Today, CREW asked the House Committee on Standards of Official Conduct to investigate whether Rep. Heather Wilson (R-NM) violated House rules by improperly contacting a sitting U.S. Attorney.
We initially made that request for an ethics investigation of Rep. Wilson in March of 2007. We're renewing that effort today as the House Ethics Committee took no action. However, the report released by the U.S. Department of Justice implicates Wilson's role in the firing of U.S. Attorney David Iglesias, as noted by the Boston Globe:
The report leaves no doubt in the case of David Iglesias, a fired US attorney from New Mexico. Senator Pete Domenici and Representative Heather Wilson, both Republicans, complained to Justice about Iglesias for, in their view, his failure to prosecute allegations of vote fraud and corruption by Democrats. The department tried to hide the true reasons for his removal, the report concluded, with public misstatements and "disingenuous after-the-fact rationalizations."
Melanie Sloan, CREW’s executive director, stated:
Reprehensibly, Rep. Wilson attempted to influence the criminal justice process for partisan political gain and then tried to hide her misconduct from public scrutiny. Now that Rep. Wilson has finally come clean, it is time for the newly reconstituted House ethics committee to prove it is not merely a paper tiger and take swift action. Anything less undermines our criminal justice system.
Here's the background:
The U.S. Attorney in Albuquerque, New Mexico, David C. Iglesias has stated that, in mid-October of 2006, two members of Congress from New Mexico pressured him about an ongoing corruption probe of state Democrats. Apparently, Rep. Wilson first called Mr. Iglesias and Sen. Pete Domenici (R-NM) called a week later. After Sen. Dominici admitted calling Mr. Iglesias, yesterday, Rep. Wilson finally admitted that she too had called the U.S. Attorney.
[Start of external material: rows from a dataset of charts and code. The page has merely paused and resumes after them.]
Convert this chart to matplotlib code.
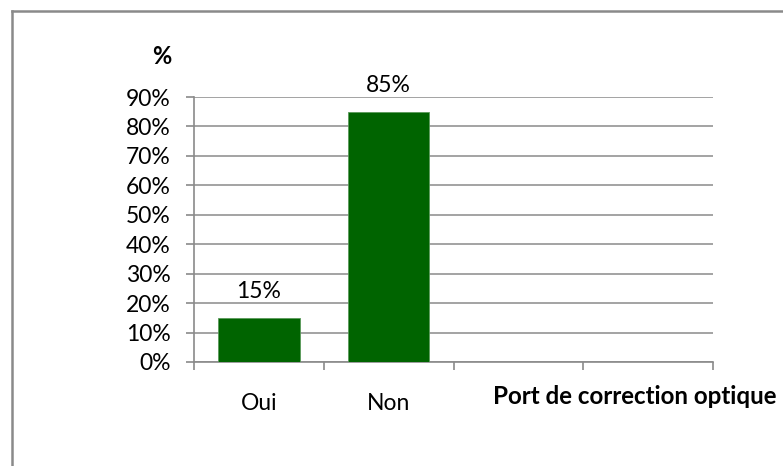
import numpy as np
import matplotlib
matplotlib.use("Agg")
import matplotlib.pyplot as plt
from matplotlib.lines import Line2D

categories = ["Oui", "Non", "", ""]
values = [0.15, 0.85]
value_labels = ["15%", "85%"]
yticks = [0.0, 0.1, 0.2, 0.3, 0.4, 0.5, 0.6, 0.7, 0.8, 0.9]
ytick_labels = ["0%", "10%", "20%", "30%", "40%", "50%", "60%", "70%", "80%", "90%"]

plt.rcParams['font.family'] = ['Lato', 'DejaVu Sans']

grey = '#8a8a8a'
green = '#006400'

fig = plt.figure(figsize=(7.83, 4.66), dpi=100)
ax = fig.add_axes([194/783, 1-362/466, (713-194)/783, (362-97)/466])

x = np.arange(len(values))
bars = ax.bar(x, values, width=0.63, color=green, edgecolor='#5a9a5a', linewidth=0.6, zorder=3)

for xi, v, lab in zip(x, values, value_labels):
    ax.annotate(lab, (xi, v), xytext=(0, 19), textcoords='offset points',
                ha='center', va='center', fontsize=16.5)

ax.set_xlim(-0.5, len(categories) - 0.5)
ax.set_ylim(0, 0.9)

# category boundaries as ticks, names in the middle
ax.set_xticks(np.arange(len(categories) + 1) - 0.5)
ax.set_xticklabels([])
ax.set_xticks(np.arange(len(categories)), minor=True)
ax.set_xticklabels(categories, minor=True, fontsize=16.5)
ax.tick_params(axis='x', which='major', length=6, width=1.2, color=grey, direction='out')
ax.tick_params(axis='x', which='minor', length=0, pad=22)

ax.set_yticks(yticks)
ax.set_yticklabels(ytick_labels, fontsize=16.5)
ax.tick_params(axis='y', length=6, width=1.2, color=grey, pad=11)

ax.grid(axis='y', color=grey, linewidth=1.1, zorder=0)
for s in ['top', 'right']:
    ax.spines[s].set_visible(False)
for s in ['left', 'bottom']:
    ax.spines[s].set_color(grey)
    ax.spines[s].set_linewidth(1.2)

fig.text(161.7/783, 1-56.7/466, "%", fontsize=17, fontweight='bold', ha='center', va='center')
fig.text(493/783, 1-397/466, "Port de correction optique", fontsize=17.4, fontweight='bold',
         ha='left', va='center')

# chart area border (only top and left visible)
fig.add_artist(Line2D([12/783, 12/783], [0, 1-11/466], color=grey, linewidth=1.8))
fig.add_artist(Line2D([12/783, 1], [1-11/466, 1-11/466], color=grey, linewidth=1.8))

fig.savefig("out.png", dpi=100)
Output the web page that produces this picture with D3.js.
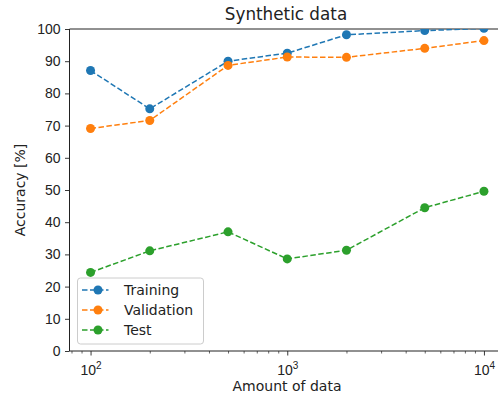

Rep. Wilson’s call to Mr. Iglesias violates chapter 7 of the House ethics manual, which prohibits members from contacting executive or agency officials regarding the merits of matters under their formal consideration. House rules also state that if a member wants to affect the outcome of a matter in litigation, the member’s can file a brief with the court, make a floor statement, or insert a statement into the Congressional Record. Directly calling officials to influence an on-going enforcement matter is not an option.
House rules also state that a member may not claim he or she was merely requesting “background information” or a “status report” because the House has recognized that such requests “may in effect be an indirect or subtle effort to influence the substantive outcome of the proceedings.”
Rep. Wilson’s conduct may also violate the requirement that members conduct themselves in a manner that “reflects creditably on the House.” In a precedent cited by the House ethics committee when it admonished former Majority Leader Tom DeLay (R-TX), the House has held that members are prohibited from asking an executive branch employee to engage in an activity having an impermissible political purpose.
CREW’s complaint alleges Rep. Wilson contacted Mr. Iglesias to discuss an ongoing investigative matter for the impermissible political purpose of harming Democrats in the November elections.